North Korean state news agency KCNA announced a Kwangmyongsong carrier rocket blasted off from Sohae Space Center with a local 9 a.m. launch time. The rocket, carrying a Kwangmyongsong-4 satellite, entered orbit nine minutes and 46 seconds after launch.

The rocket launch was confirmed by U.S. Strategic Command spokesman Lt. Col. Martin O'Donnell.

"Initial observations, available on the publicly-available website Space-Track.org, indicate these two objects -- NORAD catalog identification numbers 41332 and 41333 -- are at an inclination of 97.5 degrees," O'Donnell said, adding that the incident "did not pose a threat to the U.S. or our allies."

North Korea, officially named the Democratic People's Republic of Korea, said the launch was for scientific and "peaceful purposes" -- also stating it plans to launch more satellites in the region. The launch was condemned by the United States, Japan, South Korea, China, Russia, France, Britain and the European Union, who fear North Korea's intention is to test its ballistic-missile capability.

An emergency meeting of the United Nations Security Council will be held Sunday at 11 a.m. at U.N. headquarters in Manhattan to discuss a potential international response.

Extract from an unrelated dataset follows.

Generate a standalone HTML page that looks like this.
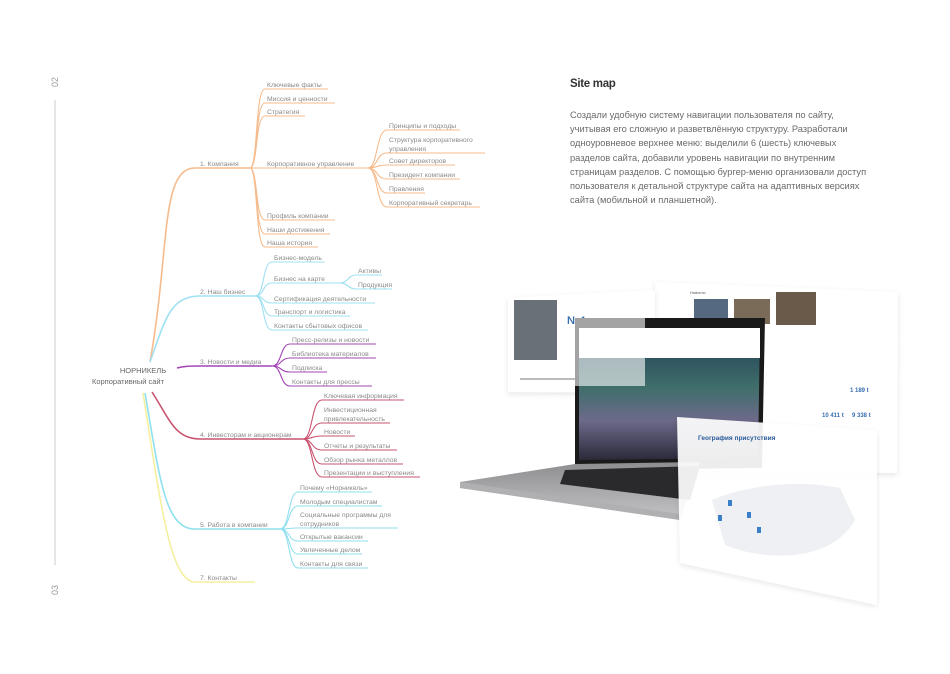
<!DOCTYPE html>
<html><head><meta charset="utf-8"><style>
html,body{margin:0;padding:0;background:#fff;}
body{width:950px;height:674px;overflow:hidden;position:relative;font-family:"Liberation Sans","DejaVu Sans",sans-serif;}
svg text{font-family:"Liberation Sans","DejaVu Sans",sans-serif;}
.t{font-size:6.8px;fill:#8a8a8a;}
.p{position:absolute;left:570px;top:108px;width:300px;font-size:9.3px;line-height:14.2px;color:#6a6a6a;}
.h{position:absolute;left:570px;top:78px;font-size:11.5px;font-weight:bold;color:#333;letter-spacing:-0.3px;}
</style></head><body>
<div class="h">Site map</div>
<div class="p">Создали удобную систему навигации пользователя по сайту, учитывая его сложную и разветвлённую структуру. Разработали одноуровневое верхнее меню: выделили 6 (шесть) ключевых разделов сайта, добавили уровень навигации по внутренним страницам разделов. С помощью бургер-меню организовали доступ пользователя к детальной структуре сайта на адаптивных версиях сайта (мобильной и планшетной).</div>
<svg width="950" height="674" style="position:absolute;left:0;top:0" fill="none">
<text x="58" y="82" transform="rotate(-90 58 82)" style="font-size:9px;fill:#999" text-anchor="middle">02</text>
<line x1="55" y1="100" x2="55" y2="565" stroke="#ccc" stroke-width="1"/>
<text x="58" y="590" transform="rotate(-90 58 590)" style="font-size:9px;fill:#999" text-anchor="middle">03</text>
<text x="143" y="373" class="t" text-anchor="middle" style="font-size:7.5px;fill:#666">НОРНИКЕЛЬ</text>
<text x="128" y="384" class="t" text-anchor="middle" style="font-size:7.5px;fill:#666">Корпоративный сайт</text>

<g stroke="#f6bb8c" stroke-width="1.1">
<path d="M150,362 C170,250 160,168 195,168 H250" stroke-width="1.6"/>
<path d="M250,168 C258,168 255,89 265,89 H328"/>
<path d="M250,168 C258,168 255,103 265,103 H335"/>
<path d="M250,168 C258,168 255,116 265,116 H305"/>
<path d="M250,168 H368"/>
<path d="M250,168 C258,168 255,220 265,220 H335"/>
<path d="M250,168 C258,168 255,234 265,234 H330"/>
<path d="M250,168 C258,168 255,247 265,247 H318"/>
<path d="M368,168 C378,168 376,130 387,130 H460"/>
<path d="M368,168 C378,168 376,153 387,153 H485"/>
<path d="M368,168 C378,168 376,165 387,165 H455"/>
<path d="M368,168 C378,168 376,179 387,179 H460"/>
<path d="M368,168 C378,168 376,193 387,193 H425"/>
<path d="M368,168 C378,168 376,207 387,207 H480"/>
</g>
<text x="200" y="166" class="t">1. Компания</text>
<text x="267" y="87" class="t">Ключевые факты</text>
<text x="267" y="101" class="t">Миссия и ценности</text>
<text x="267" y="114" class="t">Стратегия</text>
<text x="267" y="166" class="t">Корпоративное управление</text>
<text x="267" y="218" class="t">Профиль компании</text>
<text x="267" y="232" class="t">Наши достижения</text>
<text x="267" y="245" class="t">Наша история</text>
<text x="389" y="128" class="t">Принципы и подходы</text>
<text x="389" y="142" class="t">Структура корпоративного</text>
<text x="389" y="151" class="t">управления</text>
<text x="389" y="163" class="t">Совет директоров</text>
<text x="389" y="177" class="t">Президент компании</text>
<text x="389" y="191" class="t">Правления</text>
<text x="389" y="205" class="t">Корпоративный секретарь</text>

<g stroke="#9fe0f2" stroke-width="1.1">
<path d="M150,362 C165,320 170,296 200,296 H255" stroke-width="1.6"/>
<path d="M255,296 C265,296 262,262 272,262 H325"/>
<path d="M255,296 C265,296 262,283 272,283 H340"/>
<path d="M255,296 C265,296 262,303 272,303 H375"/>
<path d="M255,296 C265,296 262,316 272,316 H350"/>
<path d="M255,296 C265,296 262,330 272,330 H368"/>
<path d="M340,283 C348,283 348,275 356,275 H382"/>
<path d="M340,283 C348,283 348,289 356,289 H392"/>
</g>
<text x="200" y="294" class="t">2. Наш бизнес</text>
<text x="274" y="260" class="t">Бизнес-модель</text>
<text x="274" y="281" class="t">Бизнес на карте</text>
<text x="358" y="273" class="t">Активы</text>
<text x="358" y="287" class="t">Продукция</text>
<text x="274" y="301" class="t">Сертификация деятельности</text>
<text x="274" y="314" class="t">Транспорт и логистика</text>
<text x="274" y="328" class="t">Контакты сбытовых офисов</text>

<g stroke="#a445b5" stroke-width="1.1">
<path d="M177,368 C185,366 190,366 200,366 H272" stroke-width="1.6"/>
<path d="M272,366 C282,366 280,344 290,344 H376"/>
<path d="M272,366 C282,366 280,358 290,358 H376"/>
<path d="M272,366 C282,366 280,372 290,372 H327"/>
<path d="M272,366 C282,366 280,386 290,386 H372"/>
</g>
<text x="200" y="364" class="t">3. Новости и медиа</text>
<text x="292" y="342" class="t">Пресс-релизы и новости</text>
<text x="292" y="356" class="t">Библиотека материалов</text>
<text x="292" y="370" class="t">Подписка</text>
<text x="292" y="384" class="t">Контакты для прессы</text>

<g stroke="#c9536f" stroke-width="1.1">
<path d="M152,392 C170,420 175,439 200,439 H303" stroke-width="1.6"/>
<path d="M303,439 C313,439 311,400 322,400 H404"/>
<path d="M303,439 C313,439 311,423 322,423 H390"/>
<path d="M303,439 C313,439 311,436 322,436 H355"/>
<path d="M303,439 C313,439 311,450 322,450 H397"/>
<path d="M303,439 C313,439 311,464 322,464 H403"/>
<path d="M303,439 C313,439 311,477 322,477 H420"/>
</g>
<text x="200" y="437" class="t">4. Инвесторам и акционерам</text>
<text x="324" y="398" class="t">Ключевая информация</text>
<text x="324" y="412" class="t">Инвестиционная</text>
<text x="324" y="421" class="t">привлекательность</text>
<text x="324" y="434" class="t">Новости</text>
<text x="324" y="448" class="t">Отчеты и результаты</text>
<text x="324" y="462" class="t">Обзор рынка металлов</text>
<text x="324" y="475" class="t">Презентации и выступления</text>

<g stroke="#8fe0ee" stroke-width="1.1">
<path d="M145,393 C160,480 165,529 195,529 H280" stroke-width="1.6"/>
<path d="M280,529 C290,529 288,492 298,492 H372"/>
<path d="M280,529 C290,529 288,506 298,506 H382"/>
<path d="M280,529 C290,529 288,528 298,528 H398"/>
<path d="M280,529 C290,529 288,541 298,541 H368"/>
<path d="M280,529 C290,529 288,554 298,554 H362"/>
<path d="M280,529 C290,529 288,568 298,568 H368"/>
</g>
<text x="200" y="527" class="t">5. Работа в компании</text>
<text x="300" y="490" class="t">Почему «Норникель»</text>
<text x="300" y="504" class="t">Молодым специалистам</text>
<text x="300" y="517" class="t">Социальные программы для</text>
<text x="300" y="526" class="t">сотрудников</text>
<text x="300" y="539" class="t">Открытые вакансии</text>
<text x="300" y="552" class="t">Увлеченные делом</text>
<text x="300" y="566" class="t">Контакты для связи</text>

<path d="M143,393 C160,500 170,582 195,582 H255" stroke="#f5f0a0" stroke-width="1.6"/>
<text x="200" y="580" class="t">7. Контакты</text>

<defs>
<linearGradient id="sky" x1="0" y1="0" x2="0" y2="1">
<stop offset="0" stop-color="#1e3a55"/><stop offset="0.45" stop-color="#3f6e6a"/><stop offset="0.7" stop-color="#6d6a8a"/><stop offset="1" stop-color="#2a2a3a"/></linearGradient>
<linearGradient id="base" x1="0" y1="0" x2="0" y2="1"><stop offset="0" stop-color="#8e8e90"/><stop offset="1" stop-color="#c4c4c6"/></linearGradient>
<filter id="sh" x="-10%" y="-10%" width="120%" height="130%"><feDropShadow dx="0" dy="2" stdDeviation="3" flood-color="#000" flood-opacity="0.1"/></filter>
</defs>
<polygon points="655,282 898,292 897,473 655,470" fill="#fff" filter="url(#sh)"/>
<polygon points="508,298 655,290 655,393 508,392" fill="#fff" filter="url(#sh)"/>
<rect x="514" y="300" width="43" height="60" fill="#6a7078"/>
<text x="567" y="324" style="font-size:11px;fill:#3a6fb0;font-weight:bold">№4</text>
<rect x="520" y="378" width="80" height="2" fill="#bbb"/>
<text x="690" y="294" style="font-size:4px;fill:#555">Новости</text>
<rect x="694" y="299" width="34" height="25" fill="#556a80"/><rect x="734" y="299" width="36" height="25" fill="#7a6a58"/><rect x="776" y="292" width="40" height="33" fill="#6a5a4a"/>
<text x="850" y="392" style="font-size:6px;fill:#3a6fb0;font-weight:bold">1 189 t</text>
<text x="822" y="417" style="font-size:6px;fill:#3a6fb0;font-weight:bold">10 411 t</text>
<text x="852" y="417" style="font-size:6px;fill:#3a6fb0;font-weight:bold">9 338 t</text>
<polygon points="575,318 765,318 762,468 575,470" fill="#1a1a1a"/>
<polygon points="579,328 760,328 758,458 579,460" fill="url(#sky)"/>
<rect x="579" y="328" width="181" height="30" fill="#fff"/>
<polygon points="460,482 575,464 700,462 680,520 460,488" fill="url(#base)"/>
<polygon points="565,470 700,466 690,500 560,484" fill="#2a2a2c"/>
<polygon points="460,488 680,520 680,514 460,482" fill="#b0b0b2"/>
<rect x="575" y="318" width="70" height="68" fill="#fff" opacity="0.6"/>
<polygon points="677,417 877,430 877,605 680,563" fill="#fff" opacity="0.92" filter="url(#sh)"/>
<text x="698" y="440" style="font-size:6.5px;fill:#2a5a9a;font-weight:bold">География присутствия</text>
<path d="M712,500 C740,488 790,478 840,488 L855,520 C830,565 760,560 725,545 Z" fill="#eef0f3"/>
<rect x="718" y="515" width="4" height="6" fill="#3a7fc8"/><rect x="728" y="500" width="4" height="6" fill="#3a7fc8"/><rect x="747" y="512" width="4" height="6" fill="#3a7fc8"/><rect x="757" y="527" width="4" height="6" fill="#3a7fc8"/>
</svg>
</body></html>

U.N. Secretary-General Ban Ki-moon said the launch is "deeply deplorable," adding it violates Security Council resolutions "despite the united plea of the international community against such an act."

"This is the second time in just over a month that the DPRK has chosen to conduct a major provocation, threatening not only the security of the Korean peninsula, but that of the region and the United States as well," U.S. Secretary of State John Kerry said in a statement.

South Korea said it will begin discussing the deployment of the U.S. THAAD missile defense system in response to North Korea's actions.

China said it "regrets" North Korea's actions, but urged "relevant parties" to "refrain from taking actions that may further escalate tensions on the Korean peninsula."